I do not have to tell you how many times I have warned that the undercapitalization of the SAIF is not just a thrift problem, it is a problem for the entire financial system. The safety net for our financial system rests ultimately on confidence. Confidence in government's backing for the safety net was a major reason that the financial troubles of the 1980s and early 1990s did not lead to widespread panic and economic disarray. That confidence could be damaged if government is perceived as no longer willing to support one or more components of the safety net. Deposit insurance is essential to the fabric of that safety net. Bank customers and thrift customers do not know the difference between the Bank Insurance Fund (BIF) and SAIF. Indeed, Congress insisted that the SAIF become "FDIC-insured" precisely to assure confidence in its future.
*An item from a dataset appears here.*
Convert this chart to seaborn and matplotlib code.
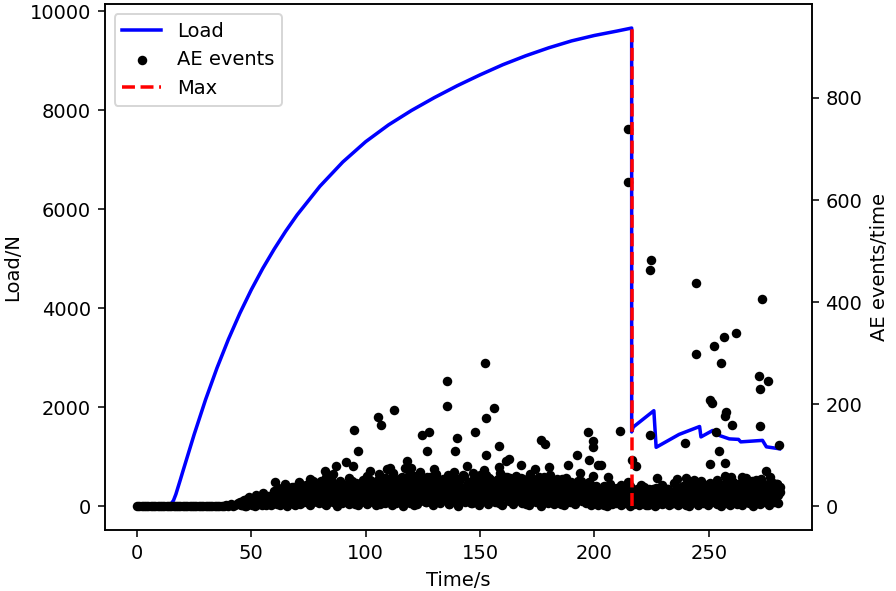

Legislation that would capitalize SAIF may at this moment be under consideration in Congress. Therefore, there is no better time to remind ourselves that the failure of the SAIF would undermine the confidence Americans have in the FDIC as a source of stability for the financial system and would call into question the government safety net for financial institutions. The problems of the SAIF are the residue of the S&L crisis of 1980s and early 1990s. The time has come to put the past behind us.

I am strongly committed to implementing a solution to the SAIF's problems as soon as possible and to a merger of the BIF and the SAIF as soon as practicable -- but by a date certain. I favor this approach because it would assure the immediate soundness of the SAIF, the confidence of the public in the safety net, and the stability of the financial system. The sooner this solution is in place, the better for all of us.